It's not as dumb as it looks
Rush Hour director Brett Ratner lays it on thick and fast in this smart and snappy yarn from the dusty annals of ancient Greece - charismatic muscle-bound hero, wise-cracking sidekick, crumbling temples, deliciously evil baddies, and beautiful women. It’s all here but hold the cheese and the one millionth extra from central casting - this Hercules is also big on myth-busting and humour.
Nothing is as it seems in this vision of ancient Greece, especially when it's comes to the duplicity of mere mortals and their cunning ways. Tales of Hercules’ legendary 12 Labours (the Hydra? Bunch of blokes in fright masks, mate) are told with a knowing wink and The Rock, who’s borrowed Joan Burton’s hair for the role, plays the son of Zeus as a mortal with a dark secret that has tarnished the myth. It looks like there may be feet of clay in those sandals.

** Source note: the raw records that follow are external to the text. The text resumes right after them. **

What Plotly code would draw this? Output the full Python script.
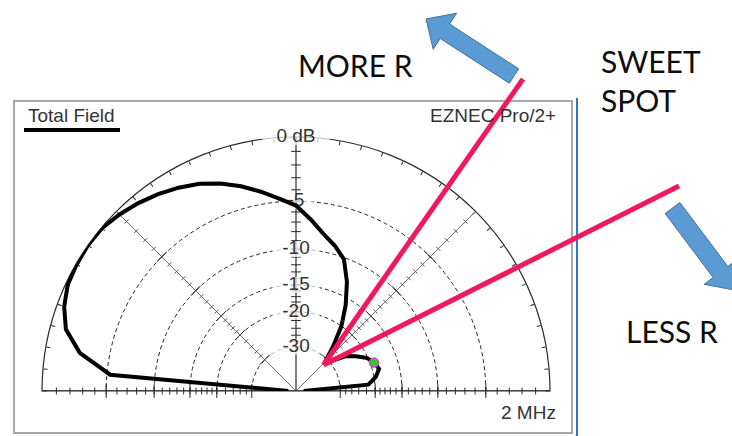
import numpy as np
import plotly.graph_objects as go

W, H = 732, 436

# ---- EZNEC elevation pattern (Total Field, 2 MHz) ----
elevation_deg = list(range(0, 181, 5))
total_field_db = [-60, -21.5, -19.6, -18.6, -19.2, -20.2, -22.3, -24.5, -29.0, -31.3,
                  -25.6, -20.0, -16.1, -12.8, -10.2, -9.0, -8.0, -6.7, -5.4, -4.7,
                  -3.9, -3.1, -2.4, -1.8, -1.35, -0.95, -0.6, -0.3, -0.05, 0.0,
                  -0.05, -0.15, -0.5, -1.1, -2.5, -5.3, -60]

# cursor marker on the pattern
cursor_theta = [20]
cursor_db = [-19.2]

# dB rings and labels (ARRL log scale)
ring_db = [-5, -10, -15, -20, -30]
label_db = [0, -5, -10, -15, -20, -30]
label_text = ["0 dB", "-5", "-10", "-15", "-20", "-30"]
label_width = [48, 24, 34, 34, 34, 34]
minor_tick_db = list(range(-1, -21, -1)) + [-22, -24, -26, -28]

# overlay texts
overlay_texts = ["MORE R", "SWEET<br>SPOT", "LESS R"]


def arrl(db):
    """ARRL log polar scale: every 2 dB shrinks the radius to 0.89."""
    return 0.89 ** (-np.asarray(db, dtype=float) / 2.0)


def px(x):
    return x / W


def py(y):
    return 1 - y / H


fig = go.Figure()

axis_col = "#2a2a2a"

# 45 / 135 degree spokes
for th in (45, 135):
    fig.add_trace(go.Scatterpolar(r=[0, 1], theta=[th, th], mode="lines",
                                  line=dict(color="#6e6e6e", width=1),
                                  hoverinfo="skip", cliponaxis=False))
# baseline
fig.add_trace(go.Scatterpolar(r=[1, 0, 1], theta=[0, 0, 180], mode="lines",
                              line=dict(color=axis_col, width=1.3),
                              hoverinfo="skip", cliponaxis=False))

# tick marks along the spokes / axes
rt = arrl(minor_tick_db)
rr = arrl(ring_db)
for th, sym, sz, col in ((0, "line-ns", 5, axis_col), (180, "line-ns", 5, axis_col),
                         (90, "line-ew", 7, axis_col),
                         (45, "line-nw", 4, "#555"), (135, "line-ne", 4, "#555")):
    fig.add_trace(go.Scatterpolar(r=rt, theta=[th] * len(rt), mode="markers",
                                  marker=dict(symbol=sym, size=sz,
                                              line=dict(color=col, width=1)),
                                  hoverinfo="skip", cliponaxis=False))
for th, sym in ((0, "line-ns"), (180, "line-ns"), (45, "line-nw"), (135, "line-ne")):
    fig.add_trace(go.Scatterpolar(r=rr, theta=[th] * len(rr), mode="markers",
                                  marker=dict(symbol=sym, size=10,
                                              line=dict(color=axis_col, width=1)),
                                  hoverinfo="skip", cliponaxis=False))

# label backgrounds and labels on the 90 deg axis
rl = arrl(label_db)
fig.add_trace(go.Scatterpolar(r=rl, theta=[90] * len(rl), mode="markers",
                              marker=dict(symbol="line-ew", size=label_width,
                                          line=dict(color="white", width=16)),
                              hoverinfo="skip", cliponaxis=False))
fig.add_trace(go.Scatterpolar(r=rl, theta=[90] * len(rl), mode="text",
                              text=label_text, textposition="middle center",
                              textfont=dict(family="Liberation Sans", size=19, color="#333"),
                              hoverinfo="skip", cliponaxis=False))

# pattern
fig.add_trace(go.Scatterpolar(r=arrl(total_field_db), theta=elevation_deg, mode="lines",
                              line=dict(color="black", width=4),
                              name="Total Field", cliponaxis=False))
fig.add_trace(go.Scatterpolar(r=arrl(cursor_db), theta=cursor_theta, mode="markers",
                              marker=dict(symbol="circle", size=9, color="#2ecc2e",
                                          line=dict(color="#e03ce0", width=1.5)),
                              hoverinfo="skip", cliponaxis=False))

fig.update_layout(
    width=W, height=H,
    margin=dict(l=0, r=0, t=0, b=0),
    paper_bgcolor="white",
    showlegend=False,
    polar=dict(
        domain=dict(x=[px(42), px(550)], y=[py(391), py(137)]),
        sector=[0, 180],
        bgcolor="rgba(0,0,0,0)",
        angularaxis=dict(rotation=0, direction="counterclockwise", showgrid=False,
                         showline=True, linecolor=axis_col, linewidth=1.2,
                         ticks="inside", ticklen=4, tickcolor=axis_col, tickwidth=1,
                         tickmode="linear", tick0=0, dtick=5,
                         showticklabels=False, layer="below traces"),
        radialaxis=dict(range=[0, 1], angle=90, tickmode="array",
                        tickvals=list(arrl(ring_db)), showticklabels=False, ticks="",
                        showline=True, linecolor=axis_col, linewidth=1.2,
                        showgrid=True, gridcolor="#222", gridwidth=1.2,
                        griddash="4px,3px", layer="below traces"),
    ),
)


def arrow_path(tail, tip, shaft_hw, head_hw, head_len):
    tail = np.array(tail, float)
    tip = np.array(tip, float)
    v = tip - tail
    L = np.hypot(*v)
    u = v / L
    n = np.array([-u[1], u[0]])
    base = tip - u * head_len
    pts = [tail + n * shaft_hw, base + n * shaft_hw, base + n * head_hw, tip,
           base - n * head_hw, base - n * shaft_hw, tail - n * shaft_hw]
    return "M " + " L ".join(f"{px(p[0]):.5f},{py(p[1]):.5f}" for p in pts) + " Z"


shapes = [
    # EZNEC window frame
    dict(type="rect", xref="paper", yref="paper", x0=px(14), y0=py(433), x1=px(572), y1=py(101),
         line=dict(color="#a8a8a8", width=2), layer="below"),
    dict(type="line", xref="paper", yref="paper", x0=px(577), y0=py(98), x1=px(577), y1=py(436),
         line=dict(color="#2f78c9", width=2)),
    # legend line sample
    dict(type="line", xref="paper", yref="paper", x0=px(24), y0=py(130), x1=px(120), y1=py(130),
         line=dict(color="black", width=4)),
    # pink guide lines
    dict(type="line", xref="paper", yref="paper", x0=px(323.5), y0=py(365), x1=px(523), y1=py(79),
         line=dict(color="#f2185c", width=5), layer="above"),
    dict(type="line", xref="paper", yref="paper", x0=px(323.5), y0=py(365), x1=px(679), y1=py(186),
         line=dict(color="#f2185c", width=5), layer="above"),
    # blue block arrows
    dict(type="path", xref="paper", yref="paper",
         path=arrow_path((514, 76), (426, 19), 8.6, 21.5, 22.5),
         fillcolor="#5b9bd5", line=dict(color="#41719c", width=1), layer="above"),
    dict(type="path", xref="paper", yref="paper",
         path=arrow_path((672.5, 208), (734, 290), 9.2, 20.5, 22.5),
         fillcolor="#5b9bd5", line=dict(color="#41719c", width=1), layer="above"),
]
fig.update_layout(shapes=shapes)

ez_font = dict(family="Liberation Sans", size=19, color="#333")
big_font = dict(family="Lato", size=30, color="#0d0d0d")
annotations = [
    dict(text="Total Field", x=px(26), y=py(115), xanchor="left", yanchor="middle", font=ez_font),
    dict(text="EZNEC Pro/2+", x=px(558), y=py(115), xanchor="right", yanchor="middle", font=ez_font),
    dict(text="2 MHz", x=px(558), y=py(412), xanchor="right", yanchor="middle", font=ez_font),
    dict(text=overlay_texts[0], x=px(296), y=py(65), xanchor="left", yanchor="middle", font=big_font),
    dict(text=overlay_texts[1], x=px(599), y=py(81), xanchor="left", yanchor="middle", align="left",
         font=big_font),
    dict(text=overlay_texts[2], x=px(624), y=py(331), xanchor="left", yanchor="middle", font=big_font),
]
for a in annotations:
    a.update(xref="paper", yref="paper", showarrow=False)
fig.update_layout(annotations=annotations)

fig.write_html("out.html", config={"displayModeBar": False},
               post_script="document.body.style.margin='0px';document.body.style.overflow='hidden';")
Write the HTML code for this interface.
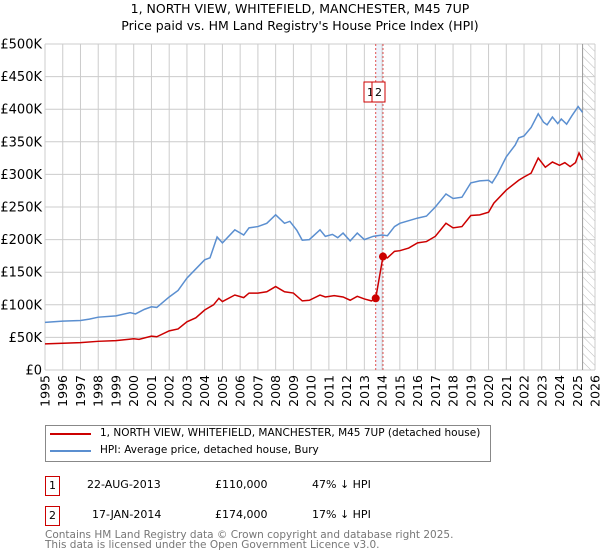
<!DOCTYPE html>
<html><head><meta charset="utf-8"><style>
body{margin:0;background:#fff;font-family:"DejaVu Sans","Liberation Sans",sans-serif;}
#wrap{position:relative;width:600px;height:560px;overflow:hidden}
.t{position:absolute;font-size:12px;color:#000;white-space:nowrap}
</style></head><body><div id="wrap">
<div class="t" style="left:0;width:600px;text-align:center;top:1px;font-size:12.5px">1, NORTH VIEW, WHITEFIELD, MANCHESTER, M45 7UP</div>
<div class="t" style="left:0;width:600px;text-align:center;top:18px;font-size:12.5px">Price paid vs. HM Land Registry's House Price Index (HPI)</div>
<svg id="c" width="600" height="420" style="position:absolute;left:0;top:0"></svg>
<div style="position:absolute;left:45px;top:425px;width:444px;height:35px;border:1px solid #888;"></div>
<div style="position:absolute;left:50px;top:433px;width:41px;height:2px;background:#cc0000"></div>
<div class="t" style="left:100px;top:427px;font-size:10.5px">1, NORTH VIEW, WHITEFIELD, MANCHESTER, M45 7UP (detached house)</div>
<div style="position:absolute;left:50px;top:450px;width:41px;height:2px;background:#5b8fd0"></div>
<div class="t" style="left:100px;top:444px;font-size:10.5px">HPI: Average price, detached house, Bury</div>
<div class="t" style="left:45px;top:476px;width:13px;height:18px;border:1px solid #c00;text-align:center;font-size:11px;line-height:18px">1</div>
<div class="t" style="left:87px;top:476px;font-size:11px;line-height:18px">22-AUG-2013</div>
<div class="t" style="left:215px;top:476px;font-size:11px;line-height:18px">£110,000</div>
<div class="t" style="left:312px;top:476px;font-size:11px;line-height:18px">47% ↓ HPI</div>
<div class="t" style="left:45px;top:506px;width:13px;height:18px;border:1px solid #c00;text-align:center;font-size:11px;line-height:18px">2</div>
<div class="t" style="left:92px;top:506px;font-size:11px;line-height:18px">17-JAN-2014</div>
<div class="t" style="left:215px;top:506px;font-size:11px;line-height:18px">£174,000</div>
<div class="t" style="left:312px;top:506px;font-size:11px;line-height:18px">17% ↓ HPI</div>
<div class="t" style="left:45px;top:530px;font-size:10.5px;color:#777;line-height:10px">Contains HM Land Registry data © Crown copyright and database right 2025.<br>This data is licensed under the Open Government Licence v3.0.</div>
</div>
<script>
const yTicks=[0,50,100,150,200,250,300,350,400,450,500];
const yTickLabels=["£0","£50K","£100K","£150K","£200K","£250K","£300K","£350K","£400K","£450K","£500K"];
const years=[1995,1996,1997,1998,1999,2000,2001,2002,2003,2004,2005,2006,2007,2008,2009,2010,2011,2012,2013,2014,2015,2016,2017,2018,2019,2020,2021,2022,2023,2024,2025,2026];
const hpiT=[1995,1996,1997,1997.5,1998,1999,1999.8,2000.1,2000.6,2001,2001.3,2002,2002.5,2003,2003.5,2004,2004.3,2004.7,2005,2005.7,2006.2,2006.5,2007,2007.5,2008,2008.5,2008.8,2009.2,2009.5,2009.9,2010.5,2010.8,2011.2,2011.5,2011.8,2012.2,2012.6,2013,2013.5,2014,2014.3,2014.7,2015,2015.5,2016,2016.5,2017,2017.6,2018,2018.5,2019,2019.5,2020,2020.2,2020.5,2021,2021.5,2021.7,2022,2022.4,2022.8,2023.1,2023.3,2023.6,2023.9,2024.1,2024.4,2024.7,2025.05,2025.3];
const hpiV=[73,75,76,78,81,83,88,86,93,97,96,112,122,141,155,169,172,204,195,215,207,218,220,225,238,225,228,214,199,200,215,205,208,203,210,198,210,200,205,207,206,220,225,229,233,236,250,270,263,265,287,290,291,287,300,327,345,356,359,372,393,380,376,388,378,385,377,390,404,395];
const redT=[1995,1996,1997,1998,1999,2000,2000.3,2001,2001.3,2002,2002.5,2003,2003.5,2004,2004.5,2004.8,2005,2005.7,2006.2,2006.5,2007,2007.5,2008,2008.5,2009,2009.5,2009.9,2010.5,2010.8,2011.3,2011.8,2012.2,2012.6,2013,2013.4,2013.64,2014.05,2014.3,2014.7,2015,2015.5,2016,2016.5,2017,2017.6,2018,2018.5,2019,2019.5,2020,2020.3,2021,2021.7,2022,2022.4,2022.8,2023.2,2023.6,2024,2024.3,2024.6,2024.9,2025.1,2025.3];
const redV=[40,41,42,44,45,48,47,52,51,60,63,74,80,92,100,110,105,115,111,118,118,120,128,120,118,106,107,115,112,114,112,107,113,109,106,110,174,172,182,183,187,195,197,205,225,218,220,237,238,242,256,276,291,296,302,325,311,319,314,318,312,318,333,322];
const sales=[[2013.64,110],[2014.05,174]];
const X0=45,X1=595,Y0=370,Y1=44;
const sx=t=>X0+(t-1995)*(X1-X0)/31, sy=v=>Y0-v*(Y0-Y1)/500;
const svg=document.getElementById('c'),NS='http://www.w3.org/2000/svg';
function mk(tag,a,p){const e=document.createElementNS(NS,tag);for(const k in a)e.setAttribute(k,a[k]);(p||svg).appendChild(e);return e;}
const defs=mk('defs',{});
const pat=mk('pattern',{id:'h',width:6,height:6,patternUnits:'userSpaceOnUse',patternTransform:'rotate(-45)'},defs);
mk('line',{x1:0,y1:0,x2:0,y2:6,stroke:'#bbb','stroke-width':1},pat);
let r=mk('rect',{x:sx(2013.64),y:Y1,width:sx(2014.05)-sx(2013.64),height:Y0-Y1,fill:'#eef3fc'});


r=mk('rect',{x:sx(2025.3),y:Y1,width:X1-sx(2025.3),height:Y0-Y1,fill:'url(#h)'});


yTicks.forEach((v,i)=>{
 const l=mk('line',{x1:X0,x2:X1,y1:sy(v),y2:sy(v),stroke:'#ccc'});
 
 
 const t=mk('text',{x:X0-3,y:sy(v)+4.5,'text-anchor':'end','font-size':13,'font-family':'DejaVu Sans,sans-serif'});
 t.textContent=yTickLabels[i];
 
 
});
years.forEach(y=>{
 const l=mk('line',{x1:sx(y),x2:sx(y),y1:Y1,y2:Y0,stroke:'#ccc'});
 
 
 const tx=sx(y)+4.5, ty=375;
 const t=mk('text',{x:tx,y:ty,'text-anchor':'end','font-size':12.5,'font-family':'DejaVu Sans,sans-serif',transform:'rotate(-90 '+tx+' '+ty+')'});
 t.textContent=y;
 
 
});
let l=mk('line',{x1:sx(2025.3),x2:sx(2025.3),y1:Y1,y2:Y0,stroke:'#999'});


sales.forEach((s,i)=>{
 const d=mk('line',{x1:sx(s[0]),x2:sx(s[0]),y1:Y1,y2:Y0,stroke:'#e05050','stroke-dasharray':'2,2'});
 
 
});
const hp=mk('polyline',{points:hpiT.map((t,i)=>sx(t)+','+sy(hpiV[i])).join(' '),fill:'none',stroke:'#5b8fd0','stroke-width':1.5});


const rp=mk('polyline',{points:redT.map((t,i)=>sx(t)+','+sy(redV[i])).join(' '),fill:'none',stroke:'#cc0000','stroke-width':1.5});


sales.forEach((s,i)=>{
 const c=mk('circle',{cx:sx(s[0]),cy:sy(s[1]),r:4,fill:'#cc0000'});
 
 
});
[[364,'1'],[372,'2']].forEach(b=>{
 const g=mk('rect',{x:b[0],y:82,width:13,height:20,fill:'#fff',stroke:'#c00'});
 
 
 const t=mk('text',{x:b[0]+6.5,y:96,'text-anchor':'middle','font-size':11,'font-family':'DejaVu Sans,sans-serif'});
 t.textContent=b[1];
 
 
});
</script></body></html>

He’s not exactly The Dark Knight riddled with existential doubt, just a decent bloke with a big spiky club who wants to do an honest day’s work. This turbo-charged malarkey kicks in with a neat opening sequence that gets the origin story out of the way fast and there really is no let up in the refreshingly short running time.
Hercules is now a mercenary, leading a hardened band of men and one Amazonian woman (a flinty Ingrid Bolsø Berdal) on the borders of the Thracian Wars, willing to do battle for either side as long as the payment is in cold hard gold.
There may be feet of clay in those sandals
When the King of Thrace, played with camp gusto by John Hurt, begs them to assist in training his motley men at arms to take on an advancing army, Hercules’ dormant nobility is stirred. Assisted by his loyal brigand, he springs into action and while the pitched battle scenes are more pre-watershed than pure bloodshed, the relative lack of CGI should be applauded.
The Rock may be front and centre of the action but Ratner wisely does not waste a strong supporting cast. A weathered Ian McShane is particularly droll as a seer who can tell the exact day and manner of his death, Rufus Sewell is cooly cynical and sarcastic as the most mercenary of these soldiers of fortune, and Hurt, as Lord Cotys, is the prancing genie in this chimera of mirrors and half truths.
At a neat 98 minutes, this is also one Grecian epic that won’t give you a bad case of numb bum as you nod off between those spectacular battle scenes. Hercules is not as dumb as it looks.